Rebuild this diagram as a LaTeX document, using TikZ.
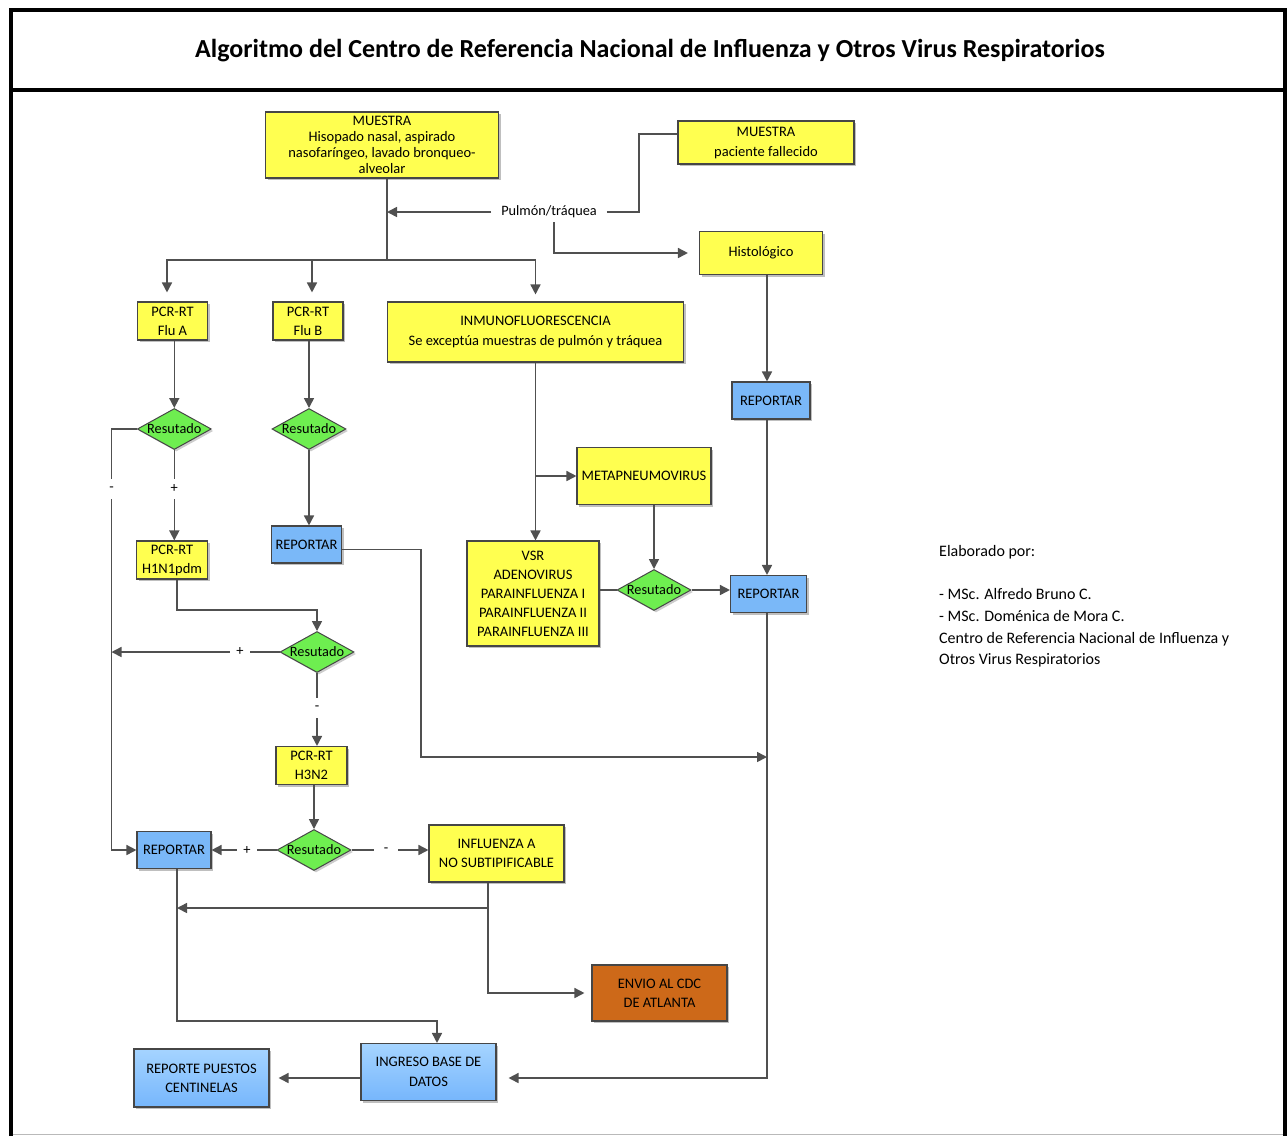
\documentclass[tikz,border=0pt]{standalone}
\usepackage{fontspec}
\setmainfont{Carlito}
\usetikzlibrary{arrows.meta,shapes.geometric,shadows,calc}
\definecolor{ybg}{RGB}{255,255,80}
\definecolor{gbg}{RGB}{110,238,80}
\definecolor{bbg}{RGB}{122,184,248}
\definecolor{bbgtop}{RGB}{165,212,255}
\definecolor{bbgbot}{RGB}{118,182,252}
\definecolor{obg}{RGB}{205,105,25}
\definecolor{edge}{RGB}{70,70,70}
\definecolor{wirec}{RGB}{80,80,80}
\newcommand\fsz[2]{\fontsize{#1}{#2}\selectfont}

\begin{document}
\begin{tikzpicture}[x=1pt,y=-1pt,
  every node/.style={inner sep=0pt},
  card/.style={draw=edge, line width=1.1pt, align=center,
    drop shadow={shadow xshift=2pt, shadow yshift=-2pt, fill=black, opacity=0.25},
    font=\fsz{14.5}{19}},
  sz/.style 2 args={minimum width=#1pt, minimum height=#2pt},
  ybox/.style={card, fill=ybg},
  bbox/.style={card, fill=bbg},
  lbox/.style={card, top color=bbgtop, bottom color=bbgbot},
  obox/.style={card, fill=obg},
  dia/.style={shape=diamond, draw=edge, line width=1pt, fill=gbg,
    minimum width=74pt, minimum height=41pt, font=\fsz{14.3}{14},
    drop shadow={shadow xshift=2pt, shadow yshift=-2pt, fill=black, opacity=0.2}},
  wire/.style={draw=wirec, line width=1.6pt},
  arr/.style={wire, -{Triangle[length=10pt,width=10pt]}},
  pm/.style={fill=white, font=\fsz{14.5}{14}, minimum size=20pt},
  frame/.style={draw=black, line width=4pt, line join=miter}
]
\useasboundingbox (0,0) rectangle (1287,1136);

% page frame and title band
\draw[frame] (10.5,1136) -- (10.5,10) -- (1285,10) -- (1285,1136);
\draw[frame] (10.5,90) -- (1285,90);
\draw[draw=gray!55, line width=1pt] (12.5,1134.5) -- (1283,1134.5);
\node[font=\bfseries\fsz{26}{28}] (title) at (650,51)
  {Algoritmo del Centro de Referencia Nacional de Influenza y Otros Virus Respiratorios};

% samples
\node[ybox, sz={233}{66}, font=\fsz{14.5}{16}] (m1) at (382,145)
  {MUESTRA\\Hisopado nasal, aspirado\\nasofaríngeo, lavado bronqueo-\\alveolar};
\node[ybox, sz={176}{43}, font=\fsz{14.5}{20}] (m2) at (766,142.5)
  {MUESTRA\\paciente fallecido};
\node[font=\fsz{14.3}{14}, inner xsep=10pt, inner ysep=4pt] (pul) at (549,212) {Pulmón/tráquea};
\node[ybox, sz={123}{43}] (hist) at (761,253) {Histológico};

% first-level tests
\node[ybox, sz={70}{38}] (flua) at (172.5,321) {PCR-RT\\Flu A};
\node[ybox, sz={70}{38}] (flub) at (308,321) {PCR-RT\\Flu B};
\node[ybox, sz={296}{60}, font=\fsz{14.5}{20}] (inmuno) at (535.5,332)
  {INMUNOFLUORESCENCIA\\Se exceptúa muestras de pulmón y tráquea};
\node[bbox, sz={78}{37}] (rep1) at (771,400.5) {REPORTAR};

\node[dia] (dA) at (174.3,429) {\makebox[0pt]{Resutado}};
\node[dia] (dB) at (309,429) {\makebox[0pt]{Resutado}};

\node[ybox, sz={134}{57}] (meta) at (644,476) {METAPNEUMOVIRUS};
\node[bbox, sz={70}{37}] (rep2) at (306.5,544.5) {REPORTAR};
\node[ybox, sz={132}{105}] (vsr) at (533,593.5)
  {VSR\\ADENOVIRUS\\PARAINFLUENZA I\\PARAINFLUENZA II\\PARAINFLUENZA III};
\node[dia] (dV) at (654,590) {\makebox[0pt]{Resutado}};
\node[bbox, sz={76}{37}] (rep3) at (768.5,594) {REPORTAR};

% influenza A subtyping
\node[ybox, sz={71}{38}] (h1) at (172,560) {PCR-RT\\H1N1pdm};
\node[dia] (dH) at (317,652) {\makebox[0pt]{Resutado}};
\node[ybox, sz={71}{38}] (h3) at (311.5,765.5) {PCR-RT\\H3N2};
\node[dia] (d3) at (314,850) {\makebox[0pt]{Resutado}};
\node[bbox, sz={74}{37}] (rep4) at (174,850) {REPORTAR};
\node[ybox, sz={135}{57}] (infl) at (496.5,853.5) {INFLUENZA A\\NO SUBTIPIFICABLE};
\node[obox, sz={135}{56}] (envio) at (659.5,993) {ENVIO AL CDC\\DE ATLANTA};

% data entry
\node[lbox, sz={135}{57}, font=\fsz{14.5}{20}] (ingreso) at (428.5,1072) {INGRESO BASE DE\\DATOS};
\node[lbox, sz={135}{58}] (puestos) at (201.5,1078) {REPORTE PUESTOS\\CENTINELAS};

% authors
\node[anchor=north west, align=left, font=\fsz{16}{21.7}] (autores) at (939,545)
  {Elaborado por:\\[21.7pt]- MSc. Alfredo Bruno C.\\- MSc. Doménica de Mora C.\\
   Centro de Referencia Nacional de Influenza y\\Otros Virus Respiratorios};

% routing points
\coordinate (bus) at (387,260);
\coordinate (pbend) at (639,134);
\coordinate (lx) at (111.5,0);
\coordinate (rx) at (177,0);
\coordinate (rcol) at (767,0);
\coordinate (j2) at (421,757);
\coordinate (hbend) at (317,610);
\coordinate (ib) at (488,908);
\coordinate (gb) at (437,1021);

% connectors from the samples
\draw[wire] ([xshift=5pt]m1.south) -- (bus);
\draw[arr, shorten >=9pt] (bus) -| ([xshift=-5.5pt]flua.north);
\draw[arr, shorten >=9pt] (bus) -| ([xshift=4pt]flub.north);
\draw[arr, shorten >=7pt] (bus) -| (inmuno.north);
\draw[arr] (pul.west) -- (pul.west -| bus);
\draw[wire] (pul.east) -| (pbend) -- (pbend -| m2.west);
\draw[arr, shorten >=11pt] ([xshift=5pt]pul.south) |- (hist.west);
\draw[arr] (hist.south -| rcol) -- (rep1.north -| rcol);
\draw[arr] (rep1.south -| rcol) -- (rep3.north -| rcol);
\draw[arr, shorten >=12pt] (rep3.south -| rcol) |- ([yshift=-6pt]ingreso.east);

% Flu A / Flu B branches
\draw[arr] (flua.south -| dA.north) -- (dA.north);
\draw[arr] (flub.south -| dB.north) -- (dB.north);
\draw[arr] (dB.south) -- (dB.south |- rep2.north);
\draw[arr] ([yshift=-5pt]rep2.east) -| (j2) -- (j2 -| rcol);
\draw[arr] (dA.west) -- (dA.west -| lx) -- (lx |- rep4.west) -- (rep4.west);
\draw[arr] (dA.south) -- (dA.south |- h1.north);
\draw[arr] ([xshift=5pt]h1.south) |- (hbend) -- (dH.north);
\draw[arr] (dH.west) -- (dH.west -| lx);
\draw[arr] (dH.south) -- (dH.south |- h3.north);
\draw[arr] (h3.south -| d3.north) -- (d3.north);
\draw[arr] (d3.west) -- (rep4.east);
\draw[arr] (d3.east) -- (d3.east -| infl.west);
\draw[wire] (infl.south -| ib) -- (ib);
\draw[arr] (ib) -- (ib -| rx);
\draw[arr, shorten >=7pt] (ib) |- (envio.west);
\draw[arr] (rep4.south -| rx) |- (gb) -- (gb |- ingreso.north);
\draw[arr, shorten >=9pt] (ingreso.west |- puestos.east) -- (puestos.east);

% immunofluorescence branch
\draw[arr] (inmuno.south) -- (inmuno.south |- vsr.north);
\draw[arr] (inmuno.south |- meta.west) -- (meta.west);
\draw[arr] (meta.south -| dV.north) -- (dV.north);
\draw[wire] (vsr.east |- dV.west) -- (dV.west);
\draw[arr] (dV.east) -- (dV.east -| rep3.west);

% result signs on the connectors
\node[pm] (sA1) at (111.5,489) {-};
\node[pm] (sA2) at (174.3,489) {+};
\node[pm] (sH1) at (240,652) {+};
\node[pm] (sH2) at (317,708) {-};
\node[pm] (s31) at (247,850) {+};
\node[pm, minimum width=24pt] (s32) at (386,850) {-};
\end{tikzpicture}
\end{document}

★ ★ ★

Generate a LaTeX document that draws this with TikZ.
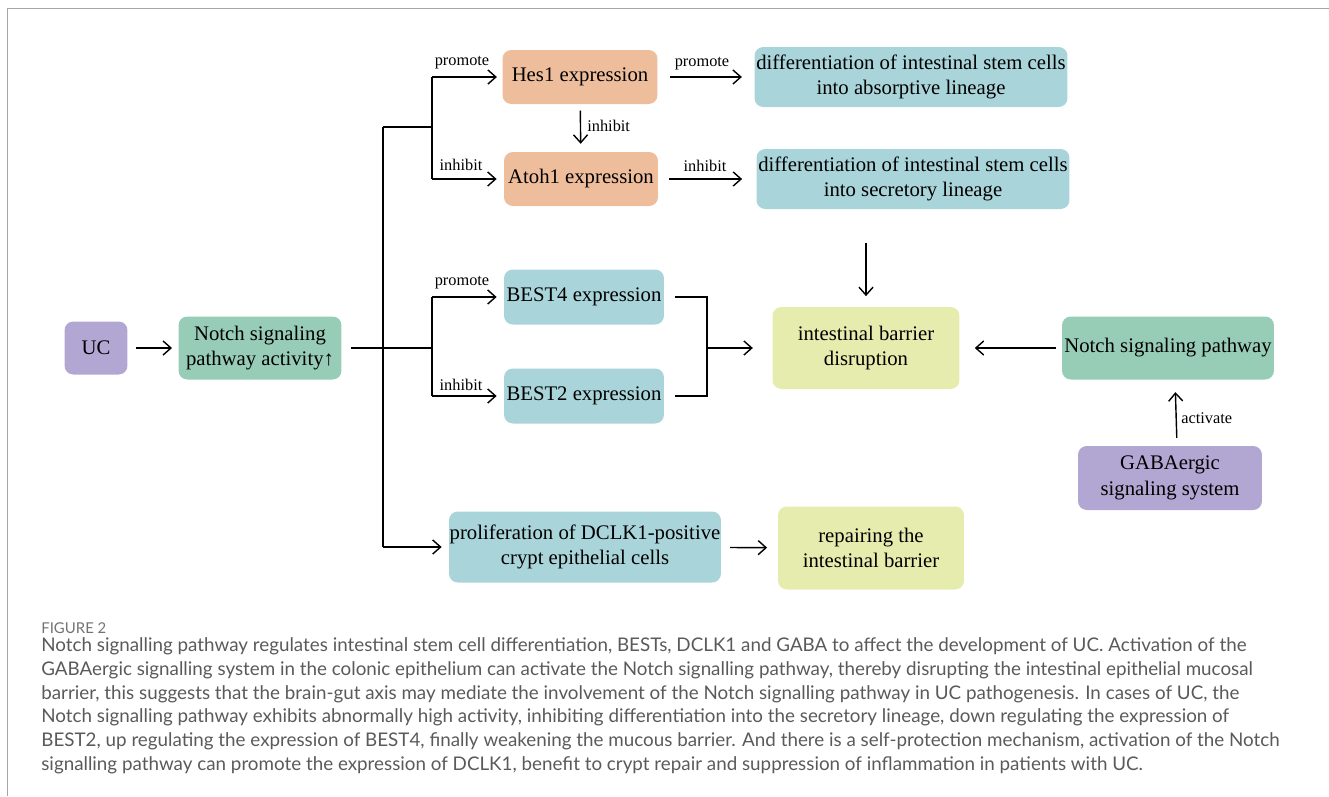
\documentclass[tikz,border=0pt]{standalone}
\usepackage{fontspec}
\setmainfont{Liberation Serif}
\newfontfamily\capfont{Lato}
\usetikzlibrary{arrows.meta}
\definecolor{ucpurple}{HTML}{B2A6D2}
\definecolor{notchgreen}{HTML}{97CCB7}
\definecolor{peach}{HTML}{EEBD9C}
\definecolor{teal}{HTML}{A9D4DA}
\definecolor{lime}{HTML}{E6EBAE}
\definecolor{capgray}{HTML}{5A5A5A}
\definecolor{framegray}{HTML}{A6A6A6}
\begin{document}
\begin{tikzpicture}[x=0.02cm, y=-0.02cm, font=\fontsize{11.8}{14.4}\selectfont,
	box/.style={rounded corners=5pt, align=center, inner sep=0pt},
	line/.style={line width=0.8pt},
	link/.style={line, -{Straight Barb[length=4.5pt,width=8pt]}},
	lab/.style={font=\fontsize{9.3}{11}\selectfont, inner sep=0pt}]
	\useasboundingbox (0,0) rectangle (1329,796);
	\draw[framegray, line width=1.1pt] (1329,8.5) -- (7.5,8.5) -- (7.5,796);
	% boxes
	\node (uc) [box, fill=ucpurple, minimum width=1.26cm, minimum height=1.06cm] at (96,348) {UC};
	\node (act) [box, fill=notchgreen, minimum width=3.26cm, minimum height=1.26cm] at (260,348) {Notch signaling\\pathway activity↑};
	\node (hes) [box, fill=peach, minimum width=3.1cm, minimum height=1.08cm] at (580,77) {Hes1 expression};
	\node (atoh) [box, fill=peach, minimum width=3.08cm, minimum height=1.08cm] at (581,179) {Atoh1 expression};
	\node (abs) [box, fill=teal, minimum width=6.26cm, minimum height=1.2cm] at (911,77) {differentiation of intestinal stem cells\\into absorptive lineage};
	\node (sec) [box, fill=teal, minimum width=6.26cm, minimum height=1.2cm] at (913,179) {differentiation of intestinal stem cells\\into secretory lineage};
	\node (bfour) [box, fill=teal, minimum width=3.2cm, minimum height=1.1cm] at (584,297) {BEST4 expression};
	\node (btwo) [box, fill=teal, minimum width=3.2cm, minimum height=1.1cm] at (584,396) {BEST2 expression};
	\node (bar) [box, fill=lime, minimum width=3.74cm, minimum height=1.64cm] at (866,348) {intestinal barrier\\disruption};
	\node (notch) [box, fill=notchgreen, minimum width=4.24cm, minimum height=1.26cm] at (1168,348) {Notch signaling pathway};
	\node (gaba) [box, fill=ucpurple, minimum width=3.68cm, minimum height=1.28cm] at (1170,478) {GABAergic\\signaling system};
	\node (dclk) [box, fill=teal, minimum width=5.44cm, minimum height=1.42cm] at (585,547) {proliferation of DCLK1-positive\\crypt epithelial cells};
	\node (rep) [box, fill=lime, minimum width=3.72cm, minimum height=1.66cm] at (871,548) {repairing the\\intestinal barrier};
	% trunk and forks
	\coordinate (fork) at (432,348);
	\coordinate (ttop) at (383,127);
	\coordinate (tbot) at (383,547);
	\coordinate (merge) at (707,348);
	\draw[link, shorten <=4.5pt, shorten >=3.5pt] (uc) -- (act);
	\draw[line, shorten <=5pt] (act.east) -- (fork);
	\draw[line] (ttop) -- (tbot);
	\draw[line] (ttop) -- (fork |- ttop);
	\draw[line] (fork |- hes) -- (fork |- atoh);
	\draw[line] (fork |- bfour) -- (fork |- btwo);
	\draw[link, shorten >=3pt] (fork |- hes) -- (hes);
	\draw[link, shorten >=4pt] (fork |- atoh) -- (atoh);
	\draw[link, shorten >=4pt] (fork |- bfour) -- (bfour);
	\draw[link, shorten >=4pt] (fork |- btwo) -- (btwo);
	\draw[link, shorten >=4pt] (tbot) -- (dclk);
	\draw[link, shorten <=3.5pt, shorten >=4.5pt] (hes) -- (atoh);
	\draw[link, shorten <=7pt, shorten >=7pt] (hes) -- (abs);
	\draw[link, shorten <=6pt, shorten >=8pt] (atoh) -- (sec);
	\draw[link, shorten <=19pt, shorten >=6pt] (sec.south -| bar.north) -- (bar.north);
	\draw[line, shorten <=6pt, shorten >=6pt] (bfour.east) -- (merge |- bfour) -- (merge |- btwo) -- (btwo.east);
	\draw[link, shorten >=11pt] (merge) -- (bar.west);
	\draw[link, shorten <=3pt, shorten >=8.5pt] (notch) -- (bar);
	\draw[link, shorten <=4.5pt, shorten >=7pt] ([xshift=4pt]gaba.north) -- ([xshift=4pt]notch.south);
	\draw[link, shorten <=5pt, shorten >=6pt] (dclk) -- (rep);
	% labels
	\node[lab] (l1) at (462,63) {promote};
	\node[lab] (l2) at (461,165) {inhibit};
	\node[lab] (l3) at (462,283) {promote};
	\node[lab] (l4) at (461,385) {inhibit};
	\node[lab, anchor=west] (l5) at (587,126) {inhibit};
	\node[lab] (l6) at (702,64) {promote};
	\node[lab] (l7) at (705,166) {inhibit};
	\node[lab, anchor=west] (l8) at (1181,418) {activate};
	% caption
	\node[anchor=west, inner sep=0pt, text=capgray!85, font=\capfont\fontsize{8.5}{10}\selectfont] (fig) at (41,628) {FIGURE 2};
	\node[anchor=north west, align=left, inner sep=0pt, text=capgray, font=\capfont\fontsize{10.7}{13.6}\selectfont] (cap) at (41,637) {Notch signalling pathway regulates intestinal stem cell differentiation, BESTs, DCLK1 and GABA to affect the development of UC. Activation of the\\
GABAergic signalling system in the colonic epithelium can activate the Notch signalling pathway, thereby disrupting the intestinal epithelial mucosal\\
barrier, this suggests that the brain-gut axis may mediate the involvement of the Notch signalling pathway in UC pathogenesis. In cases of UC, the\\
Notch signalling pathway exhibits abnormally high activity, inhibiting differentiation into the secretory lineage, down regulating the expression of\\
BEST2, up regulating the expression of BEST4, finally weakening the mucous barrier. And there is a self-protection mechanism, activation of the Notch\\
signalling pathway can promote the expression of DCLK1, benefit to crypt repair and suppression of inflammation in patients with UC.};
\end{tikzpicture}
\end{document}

★ ★ ★

== WHAT IS REQUIRED ==
Your answer should be a single number: the count of lines that contain "with".

== SOLUTION ==
2